Conservation practice has already answered this question in many cases. Florence long ago accepted a copy of Michelangelo’s David in Piazza della Signoria while the original remained protected indoors. Rome moved Marcus Aurelius into the Capitoline Museums. Gattamelata has simply arrived at the same threshold later than most, in part because bronze in open air has a heroic aura that still seduces custodians and the public alike. The restoration now forces Padua to decide whether that aura is worth the maintenance burden and the physical risk.

There is also a governance story here.
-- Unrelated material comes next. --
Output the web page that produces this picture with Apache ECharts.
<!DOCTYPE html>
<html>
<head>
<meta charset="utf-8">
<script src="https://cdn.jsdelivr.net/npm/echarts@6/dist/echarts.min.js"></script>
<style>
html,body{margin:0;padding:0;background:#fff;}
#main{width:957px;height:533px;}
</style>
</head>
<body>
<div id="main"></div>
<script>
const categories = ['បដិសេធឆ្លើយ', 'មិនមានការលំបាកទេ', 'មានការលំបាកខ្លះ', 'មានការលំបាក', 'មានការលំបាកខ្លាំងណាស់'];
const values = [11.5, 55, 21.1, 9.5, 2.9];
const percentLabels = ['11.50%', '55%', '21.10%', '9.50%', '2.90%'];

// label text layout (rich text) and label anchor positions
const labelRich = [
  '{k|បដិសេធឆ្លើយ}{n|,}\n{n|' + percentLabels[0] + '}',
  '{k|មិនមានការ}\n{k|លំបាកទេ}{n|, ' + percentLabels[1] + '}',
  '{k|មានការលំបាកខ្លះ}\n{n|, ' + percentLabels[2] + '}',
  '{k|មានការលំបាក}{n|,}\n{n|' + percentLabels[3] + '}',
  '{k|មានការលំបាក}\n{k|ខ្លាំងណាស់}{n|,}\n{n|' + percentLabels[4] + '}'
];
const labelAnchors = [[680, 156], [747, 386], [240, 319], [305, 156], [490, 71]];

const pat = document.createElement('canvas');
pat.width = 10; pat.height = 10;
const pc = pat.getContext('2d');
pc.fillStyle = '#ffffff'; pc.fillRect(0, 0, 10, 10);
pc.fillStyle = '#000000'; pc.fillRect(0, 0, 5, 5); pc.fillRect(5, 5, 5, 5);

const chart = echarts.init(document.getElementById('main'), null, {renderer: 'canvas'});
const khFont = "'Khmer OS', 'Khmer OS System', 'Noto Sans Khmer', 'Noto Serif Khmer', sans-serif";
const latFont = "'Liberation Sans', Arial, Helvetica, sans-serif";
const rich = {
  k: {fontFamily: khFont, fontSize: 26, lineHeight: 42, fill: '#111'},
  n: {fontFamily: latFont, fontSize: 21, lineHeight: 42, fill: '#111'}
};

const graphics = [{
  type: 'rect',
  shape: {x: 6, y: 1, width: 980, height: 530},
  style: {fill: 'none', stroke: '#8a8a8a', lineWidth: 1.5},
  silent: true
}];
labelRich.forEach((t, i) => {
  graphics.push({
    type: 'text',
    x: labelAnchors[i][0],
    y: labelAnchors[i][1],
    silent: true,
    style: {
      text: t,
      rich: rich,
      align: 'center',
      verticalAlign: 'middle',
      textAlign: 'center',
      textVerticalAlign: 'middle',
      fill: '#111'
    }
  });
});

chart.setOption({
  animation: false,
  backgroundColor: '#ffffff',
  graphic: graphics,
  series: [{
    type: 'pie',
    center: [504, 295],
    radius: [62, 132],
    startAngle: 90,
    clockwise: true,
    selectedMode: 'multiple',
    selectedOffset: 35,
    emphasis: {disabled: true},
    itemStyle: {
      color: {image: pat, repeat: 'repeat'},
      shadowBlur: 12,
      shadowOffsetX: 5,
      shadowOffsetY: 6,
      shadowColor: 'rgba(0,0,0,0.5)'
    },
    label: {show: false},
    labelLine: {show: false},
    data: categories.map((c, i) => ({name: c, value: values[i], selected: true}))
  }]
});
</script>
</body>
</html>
The decision will not be made by one curator alone but through a network of actors, custodians of the Basilica, heritage authorities, scientific advisors, and donor organizations. That matters because conservation funding increasingly shapes display outcomes. Philanthropic intervention can rescue works that public budgets struggle to maintain, but it also sharpens the pressure for pragmatic solutions. Donors underwriting a seven-figure restoration are not funding sentiment. They are funding durability.

For museums and public-art authorities elsewhere, Gattamelata offers a timely lesson. The debate is often framed as original versus copy, as if the copy were automatically a compromise. In reality, a well-made replica can preserve a monument’s urban function while allowing the original to be studied, interpreted, and maintained under stable conditions. The real failure is not copying. It is pretending that environmental exposure is culturally neutral when conservators already know the price.

Whatever Padua ultimately decides, the restoration has already shifted the conversation. Gattamelata is no longer merely a monument in need of treatment. It is now a case study in how heritage institutions measure public meaning against material survival. That is a decision every city with outdoor masterpieces will have to make more often, and with less room for nostalgia.